* _Material_
========================================================================

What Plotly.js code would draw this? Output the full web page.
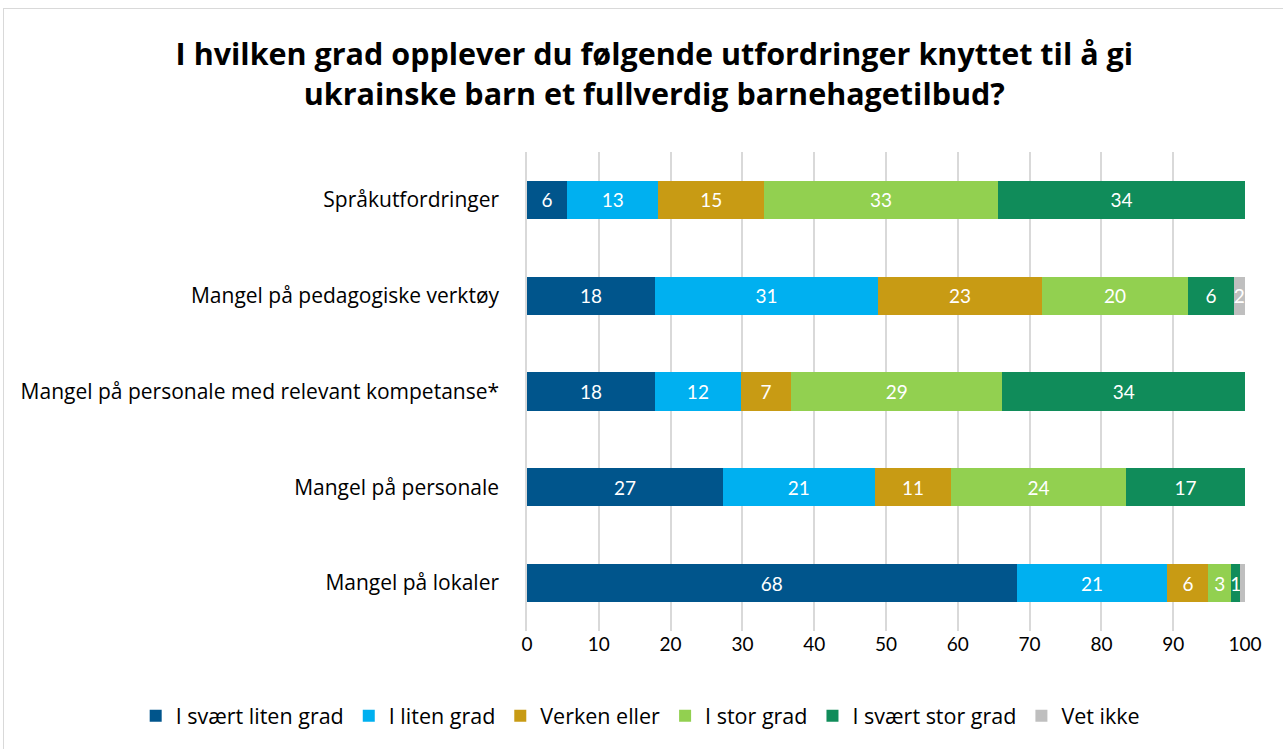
<!DOCTYPE html>
<html>
<head>
<meta charset="utf-8">
<script src="https://cdn.plot.ly/plotly-3.0.1.min.js"></script>
<style>
html,body{margin:0;padding:0;background:#fff;}
#frame{position:absolute;left:3px;top:8px;width:1290px;height:760px;border:1px solid #d9d9d9;box-sizing:border-box;}
#chart{position:absolute;left:0;top:0;width:1283px;height:749px;}
</style>
</head>
<body>
<div id="frame"></div>
<div id="chart"></div>
<script>
const categories = [
  "Språkutfordringer",
  "Mangel på pedagogiske verktøy",
  "Mangel på personale med relevant kompetanse*",
  "Mangel på personale",
  "Mangel på lokaler"
];
const seriesNames = ["I svært liten grad", "I liten grad", "Verken eller", "I stor grad", "I svært stor grad", "Vet ikke"];
const sværtLiten = [5.6, 17.8, 17.8, 27.3, 68.2];
const liten      = [12.7, 31.1, 12.0, 21.1, 21.0];
const verken     = [14.7, 22.8, 7.0, 10.7, 5.7];
const stor       = [32.6, 20.4, 29.4, 24.3, 3.2];
const sværtStor  = [34.4, 6.3, 33.8, 16.6, 1.2];
const vetIkke    = [0, 1.6, 0, 0, 0.7];
const colors = ["#00558C", "#00B0F0", "#C89B14", "#92D050", "#108C5A", "#BFBFBF"];
const xTicks = [0,10,20,30,40,50,60,70,80,90,100];

const allSeries = [sværtLiten, liten, verken, stor, sværtStor, vetIkke];
const NUMFONT = "Lato, 'Open Sans', sans-serif";
const TXTFONT = "'Open Sans', Lato, sans-serif";

const traces = allSeries.map((vals, i) => ({
  type: "bar",
  orientation: "h",
  name: seriesNames[i],
  y: categories,
  x: vals,
  marker: {color: colors[i], line: {width: 0}},
  text: vals.map(v => v >= 1 ? String(Math.round(v)) : ""),
  texttemplate: "%{text}",
  textposition: "inside",
  insidetextanchor: "middle",
  textangle: 0,
  constraintext: "none",
  cliponaxis: true,
  insidetextfont: {color: "#ffffff", size: 19, family: NUMFONT},
  hoverinfo: "x+name"
}));

const layout = {
  width: 1283,
  height: 749,
  barmode: "stack",
  bargap: 0.6,
  paper_bgcolor: "rgba(0,0,0,0)",
  plot_bgcolor: "rgba(0,0,0,0)",
  margin: {l: 527, r: 38, t: 152, b: 118},
  font: {family: TXTFONT, size: 19, color: "#000"},
  title: {
    text: "<b>I hvilken grad opplever du følgende utfordringer knyttet til å gi<br>ukrainske barn et fullverdig barnehagetilbud?</b>",
    font: {family: TXTFONT, size: 30.5, color: "#000"},
    x: 0.51, xanchor: "center",
    y: 0.913, yanchor: "middle", yref: "container"
  },
  xaxis: {
    range: [0, 100],
    tickvals: xTicks,
    ticktext: xTicks.map(String),
    showgrid: true,
    gridcolor: "#d9d9d9",
    gridwidth: 1.5,
    zeroline: false,
    showline: false,
    ticks: "",
    tickfont: {size: 19, color: "#000", family: NUMFONT},
    fixedrange: true
  },
  yaxis: {
    categoryorder: "array",
    categoryarray: categories.slice().reverse(),
    autorange: true,
    showline: true,
    linecolor: "#d9d9d9",
    linewidth: 1.5,
    ticks: "",
    ticklabelstandoff: 22,
    tickfont: {size: 21, color: "#000", family: TXTFONT},
    fixedrange: true
  },
  legend: {
    orientation: "h",
    xref: "paper",
    x: -0.545, xanchor: "left",
    y: -0.177, yanchor: "middle", yref: "paper",
    font: {size: 21.5, color: "#000", family: TXTFONT},
    traceorder: "normal",
    itemwidth: 30,
    itemclick: false
  },
  showlegend: true
};

Plotly.newPlot("chart", traces, layout, {displayModeBar: false, responsive: false});
</script>
</body>
</html>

========================================================================

* _Requirement_
Produce an exact copy of each line of data, skipping embedded images.

* _Solution below_
What Plotly.js code would draw this? Output the full web page.
<!DOCTYPE html>
<html>
<head>
<meta charset="utf-8">
<script src="https://cdn.plot.ly/plotly-3.0.1.min.js"></script>
<style>
html,body{margin:0;padding:0;background:#fff;}
#frame{position:absolute;left:3px;top:8px;width:1290px;height:760px;border:1px solid #d9d9d9;box-sizing:border-box;}
#chart{position:absolute;left:0;top:0;width:1283px;height:749px;}
</style>
</head>
<body>
<div id="frame"></div>
<div id="chart"></div>
<script>
const categories = [
  "Språkutfordringer",
  "Mangel på pedagogiske verktøy",
  "Mangel på personale med relevant kompetanse*",
  "Mangel på personale",
  "Mangel på lokaler"
];
const seriesNames = ["I svært liten grad", "I liten grad", "Verken eller", "I stor grad", "I svært stor grad", "Vet ikke"];
const sværtLiten = [5.6, 17.8, 17.8, 27.3, 68.2];
const liten      = [12.7, 31.1, 12.0, 21.1, 21.0];
const verken     = [14.7, 22.8, 7.0, 10.7, 5.7];
const stor       = [32.6, 20.4, 29.4, 24.3, 3.2];
const sværtStor  = [34.4, 6.3, 33.8, 16.6, 1.2];
const vetIkke    = [0, 1.6, 0, 0, 0.7];
const colors = ["#00558C", "#00B0F0", "#C89B14", "#92D050", "#108C5A", "#BFBFBF"];
const xTicks = [0,10,20,30,40,50,60,70,80,90,100];

const allSeries = [sværtLiten, liten, verken, stor, sværtStor, vetIkke];
const NUMFONT = "Lato, 'Open Sans', sans-serif";
const TXTFONT = "'Open Sans', Lato, sans-serif";

const traces = allSeries.map((vals, i) => ({
  type: "bar",
  orientation: "h",
  name: seriesNames[i],
  y: categories,
  x: vals,
  marker: {color: colors[i], line: {width: 0}},
  text: vals.map(v => v >= 1 ? String(Math.round(v)) : ""),
  texttemplate: "%{text}",
  textposition: "inside",
  insidetextanchor: "middle",
  textangle: 0,
  constraintext: "none",
  cliponaxis: true,
  insidetextfont: {color: "#ffffff", size: 19, family: NUMFONT},
  hoverinfo: "x+name"
}));

const layout = {
  width: 1283,
  height: 749,
  barmode: "stack",
  bargap: 0.6,
  paper_bgcolor: "rgba(0,0,0,0)",
  plot_bgcolor: "rgba(0,0,0,0)",
  margin: {l: 527, r: 38, t: 152, b: 118},
  font: {family: TXTFONT, size: 19, color: "#000"},
  title: {
    text: "<b>I hvilken grad opplever du følgende utfordringer knyttet til å gi<br>ukrainske barn et fullverdig barnehagetilbud?</b>",
    font: {family: TXTFONT, size: 30.5, color: "#000"},
    x: 0.51, xanchor: "center",
    y: 0.913, yanchor: "middle", yref: "container"
  },
  xaxis: {
    range: [0, 100],
    tickvals: xTicks,
    ticktext: xTicks.map(String),
    showgrid: true,
    gridcolor: "#d9d9d9",
    gridwidth: 1.5,
    zeroline: false,
    showline: false,
    ticks: "",
    tickfont: {size: 19, color: "#000", family: NUMFONT},
    fixedrange: true
  },
  yaxis: {
    categoryorder: "array",
    categoryarray: categories.slice().reverse(),
    autorange: true,
    showline: true,
    linecolor: "#d9d9d9",
    linewidth: 1.5,
    ticks: "",
    ticklabelstandoff: 22,
    tickfont: {size: 21, color: "#000", family: TXTFONT},
    fixedrange: true
  },
  legend: {
    orientation: "h",
    xref: "paper",
    x: -0.545, xanchor: "left",
    y: -0.177, yanchor: "middle", yref: "paper",
    font: {size: 21.5, color: "#000", family: TXTFONT},
    traceorder: "normal",
    itemwidth: 30,
    itemclick: false
  },
  showlegend: true
};

Plotly.newPlot("chart", traces, layout, {displayModeBar: false, responsive: false});
</script>
</body>
</html>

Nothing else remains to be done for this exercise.